Okay, so you guys know I’m a Canadian bear, but I still like to keep an eye on Mitt Romney and other nutty characters with grandiose visions of themselves in government. You don’t want to mess with magic underpants, especially when they exhibit skid marks. Speaking in Virginia yesterday, Romney revealed just such a brown stain when he said that students should get “as much education as they can afford.”

This while Romney:

  • supports cuts to grant money for education
  • supports undoing student loan reforms
  • takes heavy campaign donations from profiteering colleges
  • advises students to simply borrow money from their parents, “shop around” for education, or join the military if they can’t pay for college

Here’s another suggestion—one that might warm Romney’s cockles:

Get a free education from a creationist college.

Yes! If you’re willing to hunker down for some oxymoronic tutelage, you too can emerge from your years of schooling with something almost like a degree. In what, you ask? Well, read on:

How about Christian Ethics? (Note that these differ from non-Christian ethics, which endorse rape, pillage, murder, etc.)

How about Mind Manipulation? Learn the dangers of exposing yourself to outside information such as science. Manipulators are everywhere! Says the online brochure from Trinity Graduate School of Theology:

“Methods of desensitization are used in repeated exposure of immorality through television programs and commercials. Repeated lies are being told to convince Christians that those things that are right are now to be perceive as wrong and what is wrong should be accepted, by shifting values.”

I didn’t want to be a dick and edit the typos. This is, after all, a site of higher learning, so who am I to correct it? But doesn’t the program sound appealing? Wouldn’t you like to learn how to navigate through hazardous modern temptations?
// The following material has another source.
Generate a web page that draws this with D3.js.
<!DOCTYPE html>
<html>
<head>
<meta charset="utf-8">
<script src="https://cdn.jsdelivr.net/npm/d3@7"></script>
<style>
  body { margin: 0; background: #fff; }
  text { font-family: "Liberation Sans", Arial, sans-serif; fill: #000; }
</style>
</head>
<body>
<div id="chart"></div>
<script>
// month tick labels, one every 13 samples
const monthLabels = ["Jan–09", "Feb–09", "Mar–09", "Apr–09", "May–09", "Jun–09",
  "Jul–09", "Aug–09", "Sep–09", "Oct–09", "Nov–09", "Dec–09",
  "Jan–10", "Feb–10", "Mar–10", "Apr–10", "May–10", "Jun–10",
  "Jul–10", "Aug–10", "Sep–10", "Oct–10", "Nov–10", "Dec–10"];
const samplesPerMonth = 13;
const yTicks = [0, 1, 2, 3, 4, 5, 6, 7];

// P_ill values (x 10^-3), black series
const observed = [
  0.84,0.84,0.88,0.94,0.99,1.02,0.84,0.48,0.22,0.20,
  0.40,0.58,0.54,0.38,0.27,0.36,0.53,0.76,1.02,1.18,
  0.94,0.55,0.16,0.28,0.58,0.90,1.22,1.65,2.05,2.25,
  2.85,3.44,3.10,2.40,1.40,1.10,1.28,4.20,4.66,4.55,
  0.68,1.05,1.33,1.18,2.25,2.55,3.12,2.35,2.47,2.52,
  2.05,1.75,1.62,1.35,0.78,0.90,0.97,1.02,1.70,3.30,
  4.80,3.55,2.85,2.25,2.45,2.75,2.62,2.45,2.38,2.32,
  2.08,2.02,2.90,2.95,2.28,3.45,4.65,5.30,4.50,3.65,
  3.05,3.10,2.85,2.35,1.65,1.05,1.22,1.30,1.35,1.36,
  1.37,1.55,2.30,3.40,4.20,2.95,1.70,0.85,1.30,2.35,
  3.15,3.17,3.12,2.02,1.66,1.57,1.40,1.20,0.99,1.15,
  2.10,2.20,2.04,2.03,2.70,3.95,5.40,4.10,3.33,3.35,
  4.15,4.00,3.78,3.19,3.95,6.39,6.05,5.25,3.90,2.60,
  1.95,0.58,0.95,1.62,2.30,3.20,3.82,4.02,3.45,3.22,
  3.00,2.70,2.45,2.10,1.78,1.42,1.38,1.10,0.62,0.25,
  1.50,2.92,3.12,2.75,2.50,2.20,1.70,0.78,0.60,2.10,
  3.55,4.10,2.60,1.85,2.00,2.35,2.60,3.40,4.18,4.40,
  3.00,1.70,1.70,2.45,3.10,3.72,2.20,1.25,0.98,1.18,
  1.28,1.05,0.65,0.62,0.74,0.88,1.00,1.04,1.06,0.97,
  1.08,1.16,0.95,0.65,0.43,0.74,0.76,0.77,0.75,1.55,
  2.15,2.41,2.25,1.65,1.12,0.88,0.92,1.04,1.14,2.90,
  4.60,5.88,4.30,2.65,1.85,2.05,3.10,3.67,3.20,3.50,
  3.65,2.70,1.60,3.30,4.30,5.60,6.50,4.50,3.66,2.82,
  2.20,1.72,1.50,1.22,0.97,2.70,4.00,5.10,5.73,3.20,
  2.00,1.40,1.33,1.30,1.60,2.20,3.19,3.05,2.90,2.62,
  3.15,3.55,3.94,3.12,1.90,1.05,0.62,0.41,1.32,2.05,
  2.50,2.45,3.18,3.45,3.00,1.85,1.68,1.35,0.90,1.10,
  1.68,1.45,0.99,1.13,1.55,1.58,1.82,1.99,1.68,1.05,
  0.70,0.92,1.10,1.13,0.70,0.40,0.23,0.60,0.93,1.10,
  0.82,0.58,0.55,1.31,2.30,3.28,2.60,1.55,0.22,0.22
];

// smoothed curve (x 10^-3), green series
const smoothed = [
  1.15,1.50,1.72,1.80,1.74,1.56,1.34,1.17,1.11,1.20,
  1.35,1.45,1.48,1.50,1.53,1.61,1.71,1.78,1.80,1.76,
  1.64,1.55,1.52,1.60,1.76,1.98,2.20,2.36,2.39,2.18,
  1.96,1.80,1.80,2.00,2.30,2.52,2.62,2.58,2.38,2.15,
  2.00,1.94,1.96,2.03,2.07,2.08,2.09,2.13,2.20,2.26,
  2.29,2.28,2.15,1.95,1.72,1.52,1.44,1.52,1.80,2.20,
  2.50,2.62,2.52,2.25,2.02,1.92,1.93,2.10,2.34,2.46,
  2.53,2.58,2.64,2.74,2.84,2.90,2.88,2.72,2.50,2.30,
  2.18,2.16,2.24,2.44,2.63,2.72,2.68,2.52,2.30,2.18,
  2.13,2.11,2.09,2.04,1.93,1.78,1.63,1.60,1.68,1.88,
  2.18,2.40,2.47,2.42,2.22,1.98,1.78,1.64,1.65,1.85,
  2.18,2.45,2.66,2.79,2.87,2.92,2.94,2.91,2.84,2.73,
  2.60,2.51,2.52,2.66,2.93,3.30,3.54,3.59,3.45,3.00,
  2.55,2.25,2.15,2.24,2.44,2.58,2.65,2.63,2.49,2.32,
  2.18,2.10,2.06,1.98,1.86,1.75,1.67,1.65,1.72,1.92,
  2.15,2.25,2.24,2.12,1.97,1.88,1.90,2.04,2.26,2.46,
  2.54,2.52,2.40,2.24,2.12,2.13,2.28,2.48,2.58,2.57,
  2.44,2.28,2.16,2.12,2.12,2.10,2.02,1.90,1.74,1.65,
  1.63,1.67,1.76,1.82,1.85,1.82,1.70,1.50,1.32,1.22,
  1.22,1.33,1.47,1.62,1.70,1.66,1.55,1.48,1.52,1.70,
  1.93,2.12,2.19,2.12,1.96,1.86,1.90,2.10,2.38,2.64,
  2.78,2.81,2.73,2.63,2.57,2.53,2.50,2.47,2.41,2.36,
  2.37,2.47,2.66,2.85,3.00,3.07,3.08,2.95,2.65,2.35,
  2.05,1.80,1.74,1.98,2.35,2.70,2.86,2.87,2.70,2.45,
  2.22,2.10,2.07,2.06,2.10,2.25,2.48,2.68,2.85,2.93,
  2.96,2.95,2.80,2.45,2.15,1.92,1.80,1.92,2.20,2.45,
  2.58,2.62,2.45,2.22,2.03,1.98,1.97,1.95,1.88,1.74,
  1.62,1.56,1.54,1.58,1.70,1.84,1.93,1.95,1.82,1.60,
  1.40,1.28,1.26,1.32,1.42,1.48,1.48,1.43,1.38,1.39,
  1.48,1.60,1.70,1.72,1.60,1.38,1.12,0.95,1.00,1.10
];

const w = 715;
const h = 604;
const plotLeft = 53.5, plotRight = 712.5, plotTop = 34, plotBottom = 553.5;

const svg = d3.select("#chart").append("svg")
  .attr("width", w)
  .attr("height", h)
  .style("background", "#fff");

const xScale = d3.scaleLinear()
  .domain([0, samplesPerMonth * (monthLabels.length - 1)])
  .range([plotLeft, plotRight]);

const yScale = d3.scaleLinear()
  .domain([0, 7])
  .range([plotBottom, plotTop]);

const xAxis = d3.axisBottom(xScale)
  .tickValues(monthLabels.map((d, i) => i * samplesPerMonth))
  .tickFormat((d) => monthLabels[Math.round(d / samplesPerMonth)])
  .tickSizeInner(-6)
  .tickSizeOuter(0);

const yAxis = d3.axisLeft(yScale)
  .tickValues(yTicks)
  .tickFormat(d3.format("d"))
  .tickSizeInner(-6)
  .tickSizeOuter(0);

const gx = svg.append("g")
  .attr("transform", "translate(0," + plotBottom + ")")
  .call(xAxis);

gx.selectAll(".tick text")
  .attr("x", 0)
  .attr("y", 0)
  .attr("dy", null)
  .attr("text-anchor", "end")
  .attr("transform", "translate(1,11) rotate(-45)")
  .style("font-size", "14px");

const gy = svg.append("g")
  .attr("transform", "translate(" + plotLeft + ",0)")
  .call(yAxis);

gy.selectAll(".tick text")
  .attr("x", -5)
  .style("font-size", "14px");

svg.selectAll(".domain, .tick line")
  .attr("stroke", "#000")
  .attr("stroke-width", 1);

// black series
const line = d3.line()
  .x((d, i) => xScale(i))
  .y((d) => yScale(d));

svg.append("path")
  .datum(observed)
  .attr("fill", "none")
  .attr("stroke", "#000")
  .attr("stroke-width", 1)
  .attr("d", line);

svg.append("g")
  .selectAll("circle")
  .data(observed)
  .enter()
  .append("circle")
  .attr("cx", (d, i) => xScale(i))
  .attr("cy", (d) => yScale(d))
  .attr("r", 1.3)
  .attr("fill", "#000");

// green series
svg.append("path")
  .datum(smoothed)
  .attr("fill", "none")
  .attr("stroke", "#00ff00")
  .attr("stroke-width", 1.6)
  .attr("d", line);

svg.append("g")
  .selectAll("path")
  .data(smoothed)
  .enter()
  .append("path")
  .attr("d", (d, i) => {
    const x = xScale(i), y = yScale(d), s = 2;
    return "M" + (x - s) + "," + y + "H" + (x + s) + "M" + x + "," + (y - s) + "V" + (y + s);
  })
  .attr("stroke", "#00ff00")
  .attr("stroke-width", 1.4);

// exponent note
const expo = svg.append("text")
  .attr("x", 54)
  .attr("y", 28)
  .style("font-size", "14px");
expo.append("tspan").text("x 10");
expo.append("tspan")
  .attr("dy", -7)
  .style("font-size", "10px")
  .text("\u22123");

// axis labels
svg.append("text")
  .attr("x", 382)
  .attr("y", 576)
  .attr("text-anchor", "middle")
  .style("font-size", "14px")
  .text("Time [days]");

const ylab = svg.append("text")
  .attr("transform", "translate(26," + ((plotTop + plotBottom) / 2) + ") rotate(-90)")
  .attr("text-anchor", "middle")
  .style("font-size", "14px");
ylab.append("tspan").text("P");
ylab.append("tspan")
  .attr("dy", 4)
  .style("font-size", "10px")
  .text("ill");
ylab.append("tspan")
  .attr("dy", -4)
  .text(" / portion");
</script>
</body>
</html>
And, for those returning to school after having families, there’s Parenting. Here’s a snippet from the curriculum:

“The internet is another source that teaches pornography, teaching of the suicide, drug addicts’ etc. parents could ask computer specialists who could help to hide sites on the internet not to be viewed by children or avoid them from being downloaded.”
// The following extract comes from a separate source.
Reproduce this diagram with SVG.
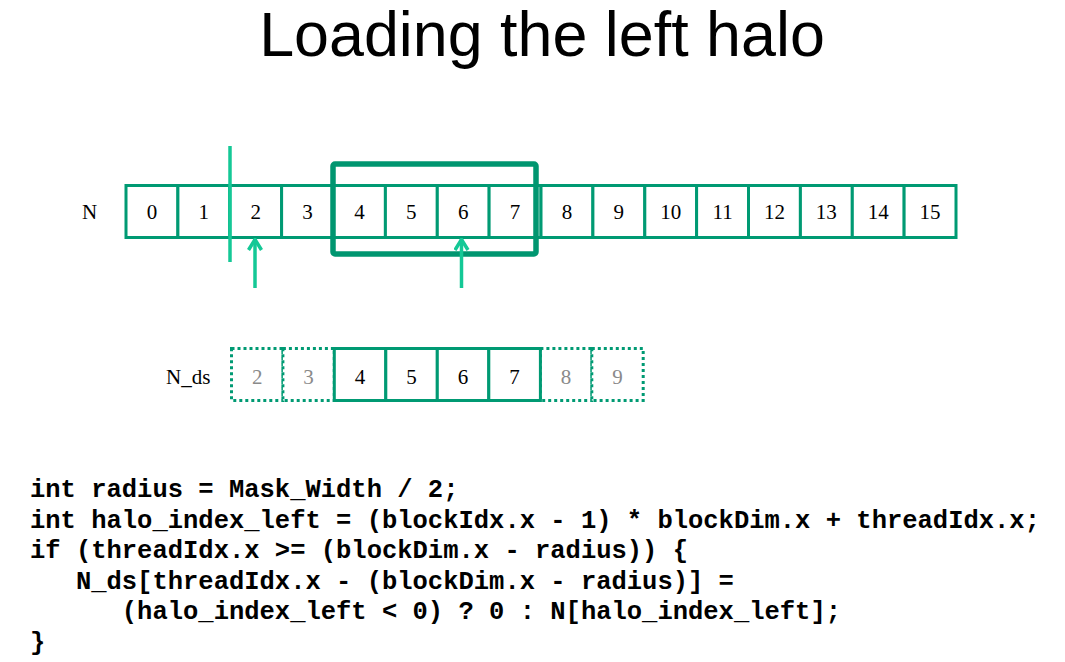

I love that this college is savvy about porn (and really, what religious nutjob isn’t?). Too bad the college can’t seem to hire an editor…but that would cost money, and then it probably couldn’t afford to give away free education.

Now, this is all very well, but what if you want to study science? Creationist schools have that covered. AiG, for example, “teaches that ‘facts’ don’t speak for themselves, but must be interpreted…the Bible offers the best explanation of the world’s geology, anthropology, and astronomy.” Thus, the Grand Canyon’s many strata do not represent long time periods but rather extremely (!) accelerated periods of celestially assisted erosion. Likewise, a satisfactory wealth of transitional fossils will never be found, even while evolutionary biologists like Richard Dawkins wave them in the faces of creationists who insist they do not exist (“la, la, la, I can’t hear you!”).  And finally, the astronomy section’s large FAQ section explains why the earth is indeed truly the “spiritual center of the universe.”

Sounds good to me. Creationist colleges everywhere offer great deals ranging from free to cheap. Even those that charge a bundle are a bargain compared to most mainstream colleges. Sure, you’ll get spat out without a chance of competing against Ivy Leaguers in the work force. But at least you won’t go to hell.*

*Hell might very well be a place on earth. On this, Day Five of the Involuntary Dry-Out, I begin to understand it a little.